What the hell happened?
Enron traded energy, at first. It was good at trading energy. It created an online commodities market for energy, which basically meant it created a marketplace where people could buy and sell energy. Enron also produced energy. Its commodities market was a big change from the rule of state-regulated monopolies. Trading energy was a fine business idea, possibly even a groundbreaking one. It was not, as Enron had us believing for a while, the be-all end-all of corporate creativity.

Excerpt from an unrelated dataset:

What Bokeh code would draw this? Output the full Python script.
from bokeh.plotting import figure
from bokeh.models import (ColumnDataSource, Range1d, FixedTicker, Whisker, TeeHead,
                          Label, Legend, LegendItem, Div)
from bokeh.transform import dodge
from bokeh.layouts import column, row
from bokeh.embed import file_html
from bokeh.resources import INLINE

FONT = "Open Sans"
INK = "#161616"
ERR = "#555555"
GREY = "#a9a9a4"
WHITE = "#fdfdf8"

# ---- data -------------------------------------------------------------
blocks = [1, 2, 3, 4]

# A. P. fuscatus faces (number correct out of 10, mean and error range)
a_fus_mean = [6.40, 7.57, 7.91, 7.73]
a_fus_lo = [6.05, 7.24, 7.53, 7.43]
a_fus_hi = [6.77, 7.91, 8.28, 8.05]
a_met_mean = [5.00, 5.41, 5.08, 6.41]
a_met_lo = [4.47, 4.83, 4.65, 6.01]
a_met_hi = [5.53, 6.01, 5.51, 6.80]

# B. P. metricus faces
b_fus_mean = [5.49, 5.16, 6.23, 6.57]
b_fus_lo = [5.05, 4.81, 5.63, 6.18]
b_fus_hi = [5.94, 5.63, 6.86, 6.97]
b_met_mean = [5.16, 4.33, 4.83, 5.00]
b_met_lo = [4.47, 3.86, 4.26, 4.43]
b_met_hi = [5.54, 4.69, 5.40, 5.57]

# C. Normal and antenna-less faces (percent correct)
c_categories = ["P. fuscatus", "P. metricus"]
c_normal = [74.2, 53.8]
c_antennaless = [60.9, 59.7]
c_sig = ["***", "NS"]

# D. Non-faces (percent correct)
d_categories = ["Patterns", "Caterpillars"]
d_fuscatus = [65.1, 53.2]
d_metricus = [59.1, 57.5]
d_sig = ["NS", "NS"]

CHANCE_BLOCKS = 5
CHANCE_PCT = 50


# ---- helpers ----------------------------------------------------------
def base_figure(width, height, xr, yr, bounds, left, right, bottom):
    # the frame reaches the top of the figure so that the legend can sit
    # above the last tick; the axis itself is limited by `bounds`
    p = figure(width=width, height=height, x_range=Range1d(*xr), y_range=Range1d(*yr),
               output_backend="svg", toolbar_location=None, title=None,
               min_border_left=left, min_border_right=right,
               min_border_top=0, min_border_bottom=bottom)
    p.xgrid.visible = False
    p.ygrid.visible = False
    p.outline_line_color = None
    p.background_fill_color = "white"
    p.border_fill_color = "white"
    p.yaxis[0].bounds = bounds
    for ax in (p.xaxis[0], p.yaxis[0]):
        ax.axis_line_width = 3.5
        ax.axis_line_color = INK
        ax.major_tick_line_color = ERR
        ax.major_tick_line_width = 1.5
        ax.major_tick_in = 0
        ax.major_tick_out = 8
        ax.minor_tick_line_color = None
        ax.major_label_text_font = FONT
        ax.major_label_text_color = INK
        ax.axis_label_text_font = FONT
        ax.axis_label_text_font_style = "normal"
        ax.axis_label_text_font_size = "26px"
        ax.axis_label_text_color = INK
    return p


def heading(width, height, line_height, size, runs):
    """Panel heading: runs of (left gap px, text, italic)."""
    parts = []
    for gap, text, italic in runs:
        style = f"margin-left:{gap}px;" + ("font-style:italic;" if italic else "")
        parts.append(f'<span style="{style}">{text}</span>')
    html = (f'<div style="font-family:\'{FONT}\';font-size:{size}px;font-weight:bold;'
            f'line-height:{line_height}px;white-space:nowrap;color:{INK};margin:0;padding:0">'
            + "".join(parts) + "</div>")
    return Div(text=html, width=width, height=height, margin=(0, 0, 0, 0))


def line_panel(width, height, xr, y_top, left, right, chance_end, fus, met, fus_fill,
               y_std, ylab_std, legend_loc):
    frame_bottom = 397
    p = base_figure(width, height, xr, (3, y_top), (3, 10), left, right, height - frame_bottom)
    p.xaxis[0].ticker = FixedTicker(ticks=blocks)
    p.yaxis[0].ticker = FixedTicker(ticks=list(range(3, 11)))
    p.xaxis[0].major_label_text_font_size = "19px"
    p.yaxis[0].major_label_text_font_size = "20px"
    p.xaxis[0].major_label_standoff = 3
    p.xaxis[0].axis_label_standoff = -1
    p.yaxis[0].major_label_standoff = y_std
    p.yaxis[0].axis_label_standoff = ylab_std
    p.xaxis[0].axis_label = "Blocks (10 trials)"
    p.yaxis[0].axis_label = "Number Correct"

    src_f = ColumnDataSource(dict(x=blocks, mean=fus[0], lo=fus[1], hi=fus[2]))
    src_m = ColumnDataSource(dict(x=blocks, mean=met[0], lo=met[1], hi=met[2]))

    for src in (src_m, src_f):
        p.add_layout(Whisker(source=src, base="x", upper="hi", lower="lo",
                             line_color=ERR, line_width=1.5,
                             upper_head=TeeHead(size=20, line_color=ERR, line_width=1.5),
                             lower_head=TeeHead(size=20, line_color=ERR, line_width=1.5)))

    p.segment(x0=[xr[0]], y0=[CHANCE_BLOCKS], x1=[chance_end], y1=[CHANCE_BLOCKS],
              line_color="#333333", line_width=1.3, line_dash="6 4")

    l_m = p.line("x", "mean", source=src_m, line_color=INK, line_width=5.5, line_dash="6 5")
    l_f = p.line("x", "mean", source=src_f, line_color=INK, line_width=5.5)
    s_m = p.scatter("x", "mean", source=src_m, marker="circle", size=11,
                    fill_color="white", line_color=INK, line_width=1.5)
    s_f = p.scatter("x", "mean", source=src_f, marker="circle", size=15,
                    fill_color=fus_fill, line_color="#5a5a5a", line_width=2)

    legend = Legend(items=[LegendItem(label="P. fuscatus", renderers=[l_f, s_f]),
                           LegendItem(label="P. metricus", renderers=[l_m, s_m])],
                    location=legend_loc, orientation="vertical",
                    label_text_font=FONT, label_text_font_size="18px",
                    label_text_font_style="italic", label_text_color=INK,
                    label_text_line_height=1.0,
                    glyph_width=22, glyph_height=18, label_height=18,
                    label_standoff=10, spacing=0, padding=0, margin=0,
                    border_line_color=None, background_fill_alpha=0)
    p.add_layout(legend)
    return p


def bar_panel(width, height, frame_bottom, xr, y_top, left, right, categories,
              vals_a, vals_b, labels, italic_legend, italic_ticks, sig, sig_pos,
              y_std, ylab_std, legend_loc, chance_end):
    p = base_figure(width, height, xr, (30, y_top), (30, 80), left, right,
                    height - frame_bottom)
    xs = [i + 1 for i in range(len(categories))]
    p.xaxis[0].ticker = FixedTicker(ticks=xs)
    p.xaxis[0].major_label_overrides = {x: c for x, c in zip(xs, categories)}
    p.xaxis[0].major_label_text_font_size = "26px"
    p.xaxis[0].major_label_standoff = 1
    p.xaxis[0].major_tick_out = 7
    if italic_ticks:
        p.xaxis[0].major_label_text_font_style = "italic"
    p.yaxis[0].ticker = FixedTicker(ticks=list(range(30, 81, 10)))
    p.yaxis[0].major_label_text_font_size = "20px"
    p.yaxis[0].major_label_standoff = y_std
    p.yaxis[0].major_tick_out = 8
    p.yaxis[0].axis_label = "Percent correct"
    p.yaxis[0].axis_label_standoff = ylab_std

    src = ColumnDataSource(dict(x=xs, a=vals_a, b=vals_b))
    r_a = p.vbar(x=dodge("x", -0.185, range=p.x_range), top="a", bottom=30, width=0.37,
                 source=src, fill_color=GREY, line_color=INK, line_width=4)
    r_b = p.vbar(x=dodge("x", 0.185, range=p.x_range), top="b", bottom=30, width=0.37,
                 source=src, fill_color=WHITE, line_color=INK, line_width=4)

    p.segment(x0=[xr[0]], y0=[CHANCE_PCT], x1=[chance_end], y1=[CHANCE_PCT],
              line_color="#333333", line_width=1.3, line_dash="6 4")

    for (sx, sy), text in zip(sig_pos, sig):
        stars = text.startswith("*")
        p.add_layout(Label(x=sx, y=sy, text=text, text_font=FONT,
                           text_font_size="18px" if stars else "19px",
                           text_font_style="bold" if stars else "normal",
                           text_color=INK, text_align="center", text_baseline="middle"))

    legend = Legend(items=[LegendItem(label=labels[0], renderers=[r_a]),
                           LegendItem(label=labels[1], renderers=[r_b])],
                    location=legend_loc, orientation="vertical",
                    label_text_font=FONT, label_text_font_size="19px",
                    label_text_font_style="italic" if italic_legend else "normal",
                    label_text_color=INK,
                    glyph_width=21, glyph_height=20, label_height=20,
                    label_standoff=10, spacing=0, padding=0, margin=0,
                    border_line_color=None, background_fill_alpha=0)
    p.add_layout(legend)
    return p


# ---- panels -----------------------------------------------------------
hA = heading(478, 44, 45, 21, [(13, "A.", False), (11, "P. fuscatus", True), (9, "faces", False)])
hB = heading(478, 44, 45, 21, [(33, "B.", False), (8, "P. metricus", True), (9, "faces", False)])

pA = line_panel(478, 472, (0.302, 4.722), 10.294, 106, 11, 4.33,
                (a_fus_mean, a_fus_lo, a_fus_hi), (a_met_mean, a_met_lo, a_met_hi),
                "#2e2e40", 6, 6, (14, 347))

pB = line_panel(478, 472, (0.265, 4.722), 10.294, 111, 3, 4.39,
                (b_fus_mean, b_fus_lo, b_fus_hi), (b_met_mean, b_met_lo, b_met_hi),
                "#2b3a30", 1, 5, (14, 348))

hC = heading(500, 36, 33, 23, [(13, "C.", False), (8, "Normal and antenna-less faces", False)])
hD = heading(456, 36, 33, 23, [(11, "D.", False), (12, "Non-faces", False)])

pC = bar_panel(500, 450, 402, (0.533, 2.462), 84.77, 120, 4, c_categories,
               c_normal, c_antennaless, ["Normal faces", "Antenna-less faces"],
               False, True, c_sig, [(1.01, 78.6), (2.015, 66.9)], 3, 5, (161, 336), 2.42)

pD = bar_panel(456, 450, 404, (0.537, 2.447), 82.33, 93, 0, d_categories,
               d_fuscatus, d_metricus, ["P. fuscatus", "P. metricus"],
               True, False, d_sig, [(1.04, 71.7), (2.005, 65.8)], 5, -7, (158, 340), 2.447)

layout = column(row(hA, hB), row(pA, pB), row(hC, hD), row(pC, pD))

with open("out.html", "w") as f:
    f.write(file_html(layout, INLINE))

The people at Enron were smart, but not as smart as they thought they were. They tried to trade it all: energy, "weather derivatives," broadband Internet access, water, news, you name it. They failed. They lost, according to Newsweek's estimates, $2 billion on broadband, $2 billion on water investments, $2 billion on a Brazilian utility and $1 billion on an electricity plant in India.
In order to hide their debt, Enron engaged in "aggressive accounting." They created partnerships with nominally independent companies. Those companies were headed by Enron execs, and backed, ultimately, by Enron stock. But Enron did not count their "partners"' debt as its own. This is called "off-balance-sheet" accounting. Enron also found fancy ways to count loans from banks as "profit."
Isn't that illegal?
That's the multibillion-dollar question.
No less than 10 congressional committees, the Justice Department, the FBI, a host of investigators for civil suits and the Securities Exchange Commission (SEC) are all looking into whether Enron and/or its accounting and consulting firm, Arthur Andersen, broke the law.